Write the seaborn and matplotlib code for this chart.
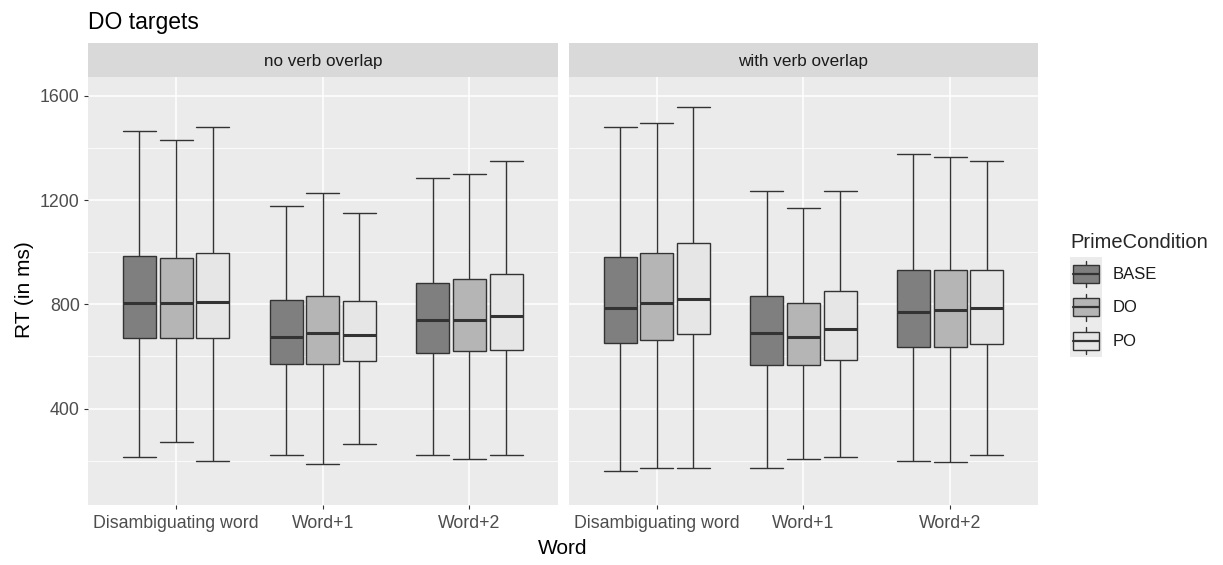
import numpy as np
import pandas as pd
import matplotlib
matplotlib.use("Agg")
import matplotlib.pyplot as plt
from matplotlib.patches import Rectangle, Patch
from matplotlib.lines import Line2D
from matplotlib.legend_handler import HandlerBase
import seaborn as sns

# ---------------- data ----------------
words = ["Disambiguating word", "Word+1", "Word+2"]
conditions = ["BASE", "DO", "PO"]
panels = ["no verb overlap", "with verb overlap"]

# each list ordered: word-major, condition-minor (BASE, DO, PO)
no_overlap_min = [216, 271, 199, 220, 188, 265, 220, 206, 220]
no_overlap_q1 = [670, 670, 670, 571, 571, 581, 615, 620, 626]
no_overlap_med = [804, 804, 810, 673, 689, 684, 739, 739, 755]
no_overlap_q3 = [987, 976, 998, 817, 833, 813, 883, 898, 916]
no_overlap_max = [1465, 1430, 1479, 1178, 1228, 1151, 1283, 1298, 1349]

with_overlap_min = [161, 172, 172, 172, 206, 216, 199, 194, 221]
with_overlap_q1 = [653, 664, 685, 567, 567, 588, 638, 638, 648]
with_overlap_med = [787, 804, 820, 689, 673, 707, 772, 777, 787]
with_overlap_q3 = [980, 998, 1036, 833, 805, 851, 931, 931, 931]
with_overlap_max = [1479, 1497, 1557, 1233, 1168, 1233, 1375, 1365, 1349]

colors = ["#7F7F7F", "#B5B5B5", "#E6E6E6"]

stats_by_panel = {
    panels[0]: [no_overlap_min, no_overlap_q1, no_overlap_med, no_overlap_q3, no_overlap_max],
    panels[1]: [with_overlap_min, with_overlap_q1, with_overlap_med, with_overlap_q3, with_overlap_max],
}

rows = []
for p in panels:
    st = stats_by_panel[p]
    k = 0
    for w in words:
        for c in conditions:
            for s in st:
                rows.append({"Panel": p, "Word": w, "PrimeCondition": c, "RT": s[k]})
            k += 1
df = pd.DataFrame(rows)

# ---------------- figure ----------------
sns.set_theme(style="darkgrid")
plt.rcParams["font.family"] = ["Liberation Sans", "DejaVu Sans"]

W, H = 1223, 565
fig = plt.figure(figsize=(W / 100, H / 100), dpi=100)
fig.patch.set_facecolor("white")

top_px, bot_px = 76.7, 505
lefts = [88, 568.7]
pw = 469.5
axes = []
for i, p in enumerate(panels):
    ax = fig.add_axes([lefts[i] / W, 1 - bot_px / H, pw / W, (bot_px - top_px) / H])
    axes.append(ax)
    sub = df[df["Panel"] == p]
    sns.boxplot(
        data=sub, x="Word", y="RT", hue="PrimeCondition",
        order=words, hue_order=conditions, palette=colors,
        whis=(0, 100), width=0.75, gap=0.1, linecolor="#333333",
        linewidth=1.0, fliersize=0, legend=False, ax=ax,
        medianprops=dict(linewidth=2.2, color="#333333"),
        saturation=1,
    )
    # caps same width as boxes (ggplot errorbar style)
    for cont in ax.containers:
        boxes = cont.boxes
        caps = cont.caps
        for j, b in enumerate(boxes):
            verts = b.get_path().vertices
            x0, x1 = verts[:, 0].min(), verts[:, 0].max()
            for cap in caps[2 * j:2 * j + 2]:
                cap.set_xdata([x0, x1])
                cap.set_linewidth(1.0)

    ax.set_facecolor("#EBEBEB")
    ax.set_ylim(30, 1673)
    ax.set_xlim(-0.6, 2.6)
    ax.set_yticks([400, 800, 1200, 1600])
    ax.set_yticks([200, 600, 1000, 1400], minor=True)
    ax.grid(which="major", color="white", linewidth=1.1)
    ax.grid(which="minor", axis="y", color="white", linewidth=0.55)
    ax.set_axisbelow(True)
    for s in ax.spines.values():
        s.set_visible(False)
    ax.tick_params(axis="both", which="major", length=3, width=0.8, color="#333333",
                   labelcolor="#4D4D4D", labelsize=12.8, direction="out",
                   bottom=True, left=True)
    ax.tick_params(axis="x", which="major", pad=4.5)
    ax.tick_params(axis="y", which="major", pad=3)
    ax.tick_params(axis="both", which="minor", length=0)
    ax.set_xlabel("")
    ax.set_ylabel("")
    if i == 1:
        ax.tick_params(axis="y", which="both", left=False, labelleft=False)

    strip_h = 34 / (bot_px - top_px)
    ax.add_patch(Rectangle((0, 1), 1, strip_h, transform=ax.transAxes,
                           facecolor="#D9D9D9", edgecolor="none", clip_on=False))
    ax.text(0.5, 1 + strip_h * 0.44, p, transform=ax.transAxes, ha="center", va="center",
            fontsize=12.3, color="#1A1A1A")

fig.text(88 / W, 1 - 22 / H, "DO targets", ha="left", va="center", fontsize=16.5, color="black")
fig.text(563 / W, 1 - 548 / H, "Word", ha="center", va="center", fontsize=15, color="black")
fig.text(24 / W, 1 - 290 / H, "RT (in ms)", ha="center", va="center", rotation=90,
         fontsize=15, color="black")


class BoxKey(HandlerBase):
    def create_artists(self, legend, orig_handle, xdescent, ydescent, width, height,
                       fontsize, trans):
        x0, y0 = -xdescent, -ydescent
        bg = Rectangle((x0, y0), width, height, facecolor="#EBEBEB", edgecolor="none",
                       transform=trans)
        cx = x0 + width / 2
        wl = Line2D([cx, cx], [y0 + 0.1 * height, y0 + 0.9 * height], color="#333333",
                    lw=1.0, transform=trans)
        box = Rectangle((x0 + 0.09 * width, y0 + 0.23 * height), 0.82 * width, 0.54 * height,
                        facecolor=orig_handle.get_facecolor(), edgecolor="#333333",
                        lw=1.0, transform=trans)
        cy = y0 + height / 2
        med = Line2D([x0 + 0.09 * width, x0 + 0.91 * width], [cy, cy], color="#333333",
                     lw=1.6, transform=trans)
        return [bg, wl, box, med]


handles = [Patch(facecolor=c, edgecolor="#333333", linewidth=1.0) for c in colors]
leg = axes[1].legend(handles, conditions, title="PrimeCondition", loc="center left",
                     bbox_to_anchor=(1.0677, 0.49), frameon=False, fontsize=12,
                     title_fontsize=14.5, alignment="left", handlelength=1.9,
                     handleheight=2.7, labelspacing=0.0, handletextpad=0.66,
                     borderpad=0.0, borderaxespad=0.0, handler_map={Patch: BoxKey()})
leg._legend_box.sep = 4
for t in leg.get_texts():
    t.set_color("#1A1A1A")

fig.savefig("out.png", dpi=100)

| Exercise |
Extract the full listing above verbatim; pictures are to be left out of the copy.

| Task solution |
Write the seaborn and matplotlib code for this chart.
import numpy as np
import pandas as pd
import matplotlib
matplotlib.use("Agg")
import matplotlib.pyplot as plt
from matplotlib.patches import Rectangle, Patch
from matplotlib.lines import Line2D
from matplotlib.legend_handler import HandlerBase
import seaborn as sns

# ---------------- data ----------------
words = ["Disambiguating word", "Word+1", "Word+2"]
conditions = ["BASE", "DO", "PO"]
panels = ["no verb overlap", "with verb overlap"]

# each list ordered: word-major, condition-minor (BASE, DO, PO)
no_overlap_min = [216, 271, 199, 220, 188, 265, 220, 206, 220]
no_overlap_q1 = [670, 670, 670, 571, 571, 581, 615, 620, 626]
no_overlap_med = [804, 804, 810, 673, 689, 684, 739, 739, 755]
no_overlap_q3 = [987, 976, 998, 817, 833, 813, 883, 898, 916]
no_overlap_max = [1465, 1430, 1479, 1178, 1228, 1151, 1283, 1298, 1349]

with_overlap_min = [161, 172, 172, 172, 206, 216, 199, 194, 221]
with_overlap_q1 = [653, 664, 685, 567, 567, 588, 638, 638, 648]
with_overlap_med = [787, 804, 820, 689, 673, 707, 772, 777, 787]
with_overlap_q3 = [980, 998, 1036, 833, 805, 851, 931, 931, 931]
with_overlap_max = [1479, 1497, 1557, 1233, 1168, 1233, 1375, 1365, 1349]

colors = ["#7F7F7F", "#B5B5B5", "#E6E6E6"]

stats_by_panel = {
    panels[0]: [no_overlap_min, no_overlap_q1, no_overlap_med, no_overlap_q3, no_overlap_max],
    panels[1]: [with_overlap_min, with_overlap_q1, with_overlap_med, with_overlap_q3, with_overlap_max],
}

rows = []
for p in panels:
    st = stats_by_panel[p]
    k = 0
    for w in words:
        for c in conditions:
            for s in st:
                rows.append({"Panel": p, "Word": w, "PrimeCondition": c, "RT": s[k]})
            k += 1
df = pd.DataFrame(rows)

# ---------------- figure ----------------
sns.set_theme(style="darkgrid")
plt.rcParams["font.family"] = ["Liberation Sans", "DejaVu Sans"]

W, H = 1223, 565
fig = plt.figure(figsize=(W / 100, H / 100), dpi=100)
fig.patch.set_facecolor("white")

top_px, bot_px = 76.7, 505
lefts = [88, 568.7]
pw = 469.5
axes = []
for i, p in enumerate(panels):
    ax = fig.add_axes([lefts[i] / W, 1 - bot_px / H, pw / W, (bot_px - top_px) / H])
    axes.append(ax)
    sub = df[df["Panel"] == p]
    sns.boxplot(
        data=sub, x="Word", y="RT", hue="PrimeCondition",
        order=words, hue_order=conditions, palette=colors,
        whis=(0, 100), width=0.75, gap=0.1, linecolor="#333333",
        linewidth=1.0, fliersize=0, legend=False, ax=ax,
        medianprops=dict(linewidth=2.2, color="#333333"),
        saturation=1,
    )
    # caps same width as boxes (ggplot errorbar style)
    for cont in ax.containers:
        boxes = cont.boxes
        caps = cont.caps
        for j, b in enumerate(boxes):
            verts = b.get_path().vertices
            x0, x1 = verts[:, 0].min(), verts[:, 0].max()
            for cap in caps[2 * j:2 * j + 2]:
                cap.set_xdata([x0, x1])
                cap.set_linewidth(1.0)

    ax.set_facecolor("#EBEBEB")
    ax.set_ylim(30, 1673)
    ax.set_xlim(-0.6, 2.6)
    ax.set_yticks([400, 800, 1200, 1600])
    ax.set_yticks([200, 600, 1000, 1400], minor=True)
    ax.grid(which="major", color="white", linewidth=1.1)
    ax.grid(which="minor", axis="y", color="white", linewidth=0.55)
    ax.set_axisbelow(True)
    for s in ax.spines.values():
        s.set_visible(False)
    ax.tick_params(axis="both", which="major", length=3, width=0.8, color="#333333",
                   labelcolor="#4D4D4D", labelsize=12.8, direction="out",
                   bottom=True, left=True)
    ax.tick_params(axis="x", which="major", pad=4.5)
    ax.tick_params(axis="y", which="major", pad=3)
    ax.tick_params(axis="both", which="minor", length=0)
    ax.set_xlabel("")
    ax.set_ylabel("")
    if i == 1:
        ax.tick_params(axis="y", which="both", left=False, labelleft=False)

    strip_h = 34 / (bot_px - top_px)
    ax.add_patch(Rectangle((0, 1), 1, strip_h, transform=ax.transAxes,
                           facecolor="#D9D9D9", edgecolor="none", clip_on=False))
    ax.text(0.5, 1 + strip_h * 0.44, p, transform=ax.transAxes, ha="center", va="center",
            fontsize=12.3, color="#1A1A1A")

fig.text(88 / W, 1 - 22 / H, "DO targets", ha="left", va="center", fontsize=16.5, color="black")
fig.text(563 / W, 1 - 548 / H, "Word", ha="center", va="center", fontsize=15, color="black")
fig.text(24 / W, 1 - 290 / H, "RT (in ms)", ha="center", va="center", rotation=90,
         fontsize=15, color="black")


class BoxKey(HandlerBase):
    def create_artists(self, legend, orig_handle, xdescent, ydescent, width, height,
                       fontsize, trans):
        x0, y0 = -xdescent, -ydescent
        bg = Rectangle((x0, y0), width, height, facecolor="#EBEBEB", edgecolor="none",
                       transform=trans)
        cx = x0 + width / 2
        wl = Line2D([cx, cx], [y0 + 0.1 * height, y0 + 0.9 * height], color="#333333",
                    lw=1.0, transform=trans)
        box = Rectangle((x0 + 0.09 * width, y0 + 0.23 * height), 0.82 * width, 0.54 * height,
                        facecolor=orig_handle.get_facecolor(), edgecolor="#333333",
                        lw=1.0, transform=trans)
        cy = y0 + height / 2
        med = Line2D([x0 + 0.09 * width, x0 + 0.91 * width], [cy, cy], color="#333333",
                     lw=1.6, transform=trans)
        return [bg, wl, box, med]


handles = [Patch(facecolor=c, edgecolor="#333333", linewidth=1.0) for c in colors]
leg = axes[1].legend(handles, conditions, title="PrimeCondition", loc="center left",
                     bbox_to_anchor=(1.0677, 0.49), frameon=False, fontsize=12,
                     title_fontsize=14.5, alignment="left", handlelength=1.9,
                     handleheight=2.7, labelspacing=0.0, handletextpad=0.66,
                     borderpad=0.0, borderaxespad=0.0, handler_map={Patch: BoxKey()})
leg._legend_box.sep = 4
for t in leg.get_texts():
    t.set_color("#1A1A1A")

fig.savefig("out.png", dpi=100)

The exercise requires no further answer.